In 2013 werd een medewerker van het waterschap Roer en Overmaas ontslagen. Drie jaar eerder had hij intern kritiek geuit op de manier van vergunningsverlening binnen het waterschap. Het Huis voor Klokkenluiders onderzocht de zaak en concludeerde dat de waterschapsmedewerker niet aantoonbaar als gevolg hiervan is ontslagen.

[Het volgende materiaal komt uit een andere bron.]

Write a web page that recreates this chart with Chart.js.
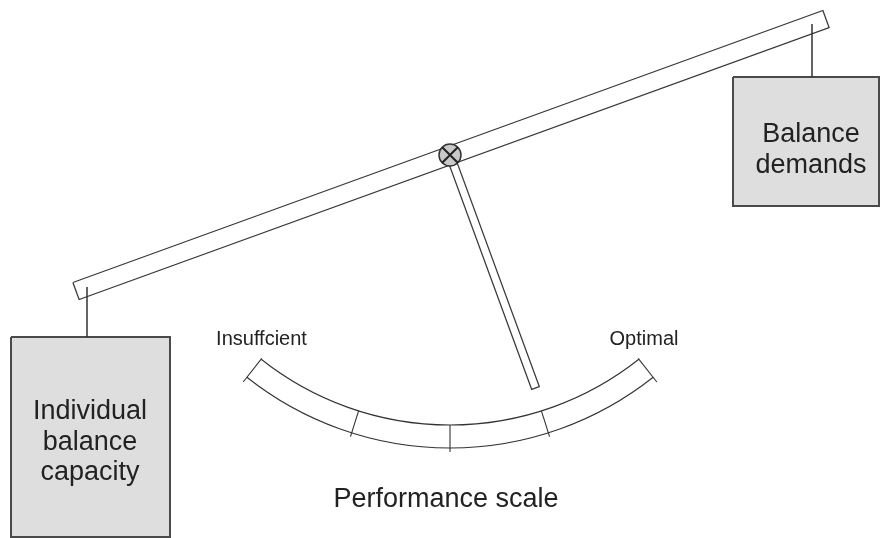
<!DOCTYPE html>
<html>
<head>
<meta charset="utf-8">
<script src="https://cdn.jsdelivr.net/npm/chart.js@4"></script>
<style>
    html, body { margin: 0; padding: 0; background: #fff; }
    canvas { display: block; }
</style>
</head>
<body>
<canvas id="diagram" width="882" height="538"></canvas>
<script>
// diagram geometry, in picture units (x right, y down)
const beamOutline = [[72.9, 282.5], [822.9, 10.5], [829.1, 27.5], [79.1, 299.5], [72.9, 282.5]];
const pointerOutline = [[453.8, 153.6], [539.3, 386.6], [531.7, 389.4], [446.2, 156.4], [453.8, 153.6]];
const pivot = [450, 155];
const hangerLeft = [[87, 287], [87, 337]];
const hangerRight = [[812, 24], [812, 77]];
const boxLeft = [[11, 337], [170, 337], [170, 537], [11, 537], [11, 337]];
const boxRight = [[733, 77], [879, 77], [879, 206], [733, 206], [733, 77]];

// performance scale: arc round a centre, angles in degrees from straight down
const scaleCentre = [450, 121];
const scaleRadii = [304, 327];
const scaleEnds = [-38.4, 38.4];
const scaleTicks = [-17.5, 0, 17.5];

const boxLabels = [
    { text: ['Individual', 'balance', 'capacity'], at: [90, 419] },
    { text: ['Balance', 'demands'], at: [811, 142] },
];
const scaleLabels = [
    { text: 'Insuffcient', at: [261.5, 345], size: 20 },
    { text: 'Optimal', at: [644, 345], size: 20 },
    { text: 'Performance scale', at: [446, 507], size: 27 },
];

const toPoints = list => list.map(([x, y]) => ({ x, y }));

function outline(points, stroke, width, fill) {
    return {
        data: toPoints(points),
        showLine: true,
        pointRadius: 0,
        borderColor: stroke,
        borderWidth: width,
        backgroundColor: fill || 'transparent',
        fill: fill ? 'shape' : false,
        tension: 0,
    };
}

const diagramPlugin = {
    id: 'diagram',
    afterDatasetsDraw(chart) {
        const { ctx, scales: { x, y } } = chart;
        const cx = x.getPixelForValue(scaleCentre[0]);
        const cy = y.getPixelForValue(scaleCentre[1]);
        const radius = r => x.getPixelForValue(scaleCentre[0] + r) - cx;
        const ang = d => (90 - d) * Math.PI / 180;
        const inner = radius(scaleRadii[0]);
        const outer = radius(scaleRadii[1]);

        ctx.save();
        ctx.strokeStyle = '#333';
        ctx.lineWidth = 1.1;

        const a0 = ang(scaleEnds[1]);
        const a1 = ang(scaleEnds[0]);
        [inner, outer].forEach(r => {
            ctx.beginPath();
            ctx.arc(cx, cy, r, a0, a1);
            ctx.stroke();
        });

        const spoke = (deg, r0, r1) => {
            const a = ang(deg);
            ctx.beginPath();
            ctx.moveTo(cx + r0 * Math.cos(a), cy + r0 * Math.sin(a));
            ctx.lineTo(cx + r1 * Math.cos(a), cy + r1 * Math.sin(a));
            ctx.stroke();
        };
        scaleEnds.forEach(d => spoke(d, inner - 1, outer + 6));
        scaleTicks.forEach(d => spoke(d, inner, outer + 4));

        ctx.fillStyle = '#222';
        ctx.textAlign = 'center';
        ctx.textBaseline = 'alphabetic';

        ctx.font = '27px "Liberation Sans", Arial, sans-serif';
        boxLabels.forEach(label => {
            const tx = x.getPixelForValue(label.at[0]);
            label.text.forEach((line, i) => {
                ctx.fillText(line, tx, y.getPixelForValue(label.at[1] + i * 30.5));
            });
        });

        scaleLabels.forEach(label => {
            ctx.font = label.size + 'px "Liberation Sans", Arial, sans-serif';
            ctx.fillText(label.text, x.getPixelForValue(label.at[0]), y.getPixelForValue(label.at[1]));
        });
        ctx.restore();
    },
};

new Chart(document.getElementById('diagram'), {
    type: 'scatter',
    data: {
        datasets: [
            // first dataset is drawn on top
            {
                data: toPoints([pivot]),
                pointStyle: 'crossRot',
                pointRadius: 11,
                borderColor: '#222',
                borderWidth: 2,
            },
            {
                data: toPoints([pivot]),
                pointStyle: 'circle',
                pointRadius: 11,
                backgroundColor: '#c9c9c9',
                borderColor: '#333',
                borderWidth: 1.5,
            },
            outline(hangerLeft, '#333', 1.5),
            outline(hangerRight, '#333', 1.5),
            outline(pointerOutline, '#3a3a3a', 1.3, '#fff'),
            outline(beamOutline, '#3a3a3a', 1.3, '#fff'),
            outline(boxLeft, '#4a4a4a', 2, '#dedede'),
            outline(boxRight, '#4a4a4a', 2, '#dedede'),
        ],
    },
    options: {
        responsive: false,
        animation: false,
        events: [],
        layout: { padding: 0, autoPadding: false },
        plugins: {
            legend: { display: false },
            tooltip: { enabled: false },
        },
        scales: {
            x: { type: 'linear', min: 0, max: 882, display: false },
            y: { type: 'linear', min: 0, max: 538, reverse: true, display: false },
        },
    },
    plugins: [diagramPlugin],
});
</script>
</body>
</html>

De waterschapsmedewerker stelde in 2010 aan de orde dat het waterschap Roer en Overmaas (tegenwoordig opgegaan in Waterschap Limburg) zichzelf stelselmatig achteraf vergunningen zou verlenen, dus na afloop van de activiteiten waarvoor de vergunningen nodig waren. Volgens de medewerker was dat in strijd met de regels. Hij meldde dit meerdere keren en op verschillende niveaus bij zijn werkgever.
Ontslag
Het waterschap was van mening dat er geen sprake was van een misstand. Eind 2010 werden er gesprekken gevoerd over het functioneren van de medewerker. Dit leidde tot een traject van coaching, mediation en re-integratie na ziekte. In 2013 volgde uiteindelijk ontslag van de medewerker.
Het Huis voor Klokkenluiders onderzocht de gang van zaken op verzoek van de ontslagen medewerker. Het kwam tot de conclusie dat, zoals in het rapport staat: “In de beschikbare documentatie en verklaringen heeft de afdeling Onderzoek geen feiten aangetroffen die aantonen dan wel aannemelijk maken dat het melden van een vermoeden van een misstand door verzoeker de oorzaak is geweest van het negatieve beoordelingsbesluit en het ontslagbesluit.”